To solve the problem, we will use the concept of electromotive force (e.m.f.), internal resistance, and Ohm's law. Here’s the step-by-step solution: ### Step 1: Understand the given values - Current (I) = 2 A - E.m.f. (E) = 5 V - Internal resistance (r) = 0.5 Ω - Potential of negative electrode (V_neg) = 10 V ### Step 2: Calculate the voltage drop across the internal resistance Using Ohm's law, the voltage drop (V_drop) across the internal resistance can be calculated as: \[ V_{\text{drop}} = I \times r \] Substituting the values: \[ V_{\text{drop}} = 2 \, \text{A} \times 0.5 \, \Omega = 1 \, \text{V} \] ### Step 3: Relate the voltages using the e.m.f.
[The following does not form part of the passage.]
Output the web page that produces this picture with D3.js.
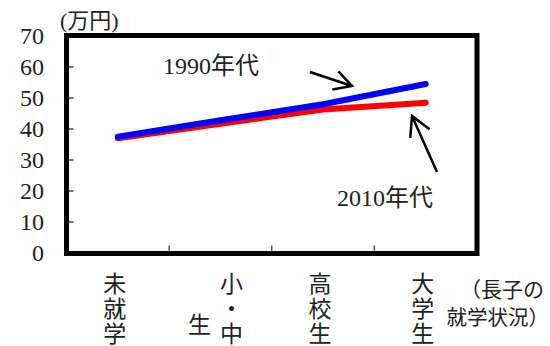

The potential difference between the positive and negative electrodes can be expressed as: \[ V_{\text{pos}} = V_{\text{neg}} - V_{\text{drop}} + E \] Where: - \( V_{\text{pos}} \) is the potential of the positive electrode, - \( V_{\text{neg}} \) is the potential of the negative electrode, - \( E \) is the e.m.f. ### Step 4: Substitute the known values Now substituting the known values into the equation: \[ V_{\text{pos}} = 10 \, \text{V} - 1 \, \text{V} + 5 \, \text{V} \] \[ V_{\text{pos}} = 10 - 1 + 5 \] \[ V_{\text{pos}} = 14 \, \text{V} \] ### Step 5: Conclusion Thus, the potential of the positive electrode is: \[ V_{\text{pos}} = 14 \, \text{V} \] ### Final Answer The potential of the positive electrode will be **14 V**. ---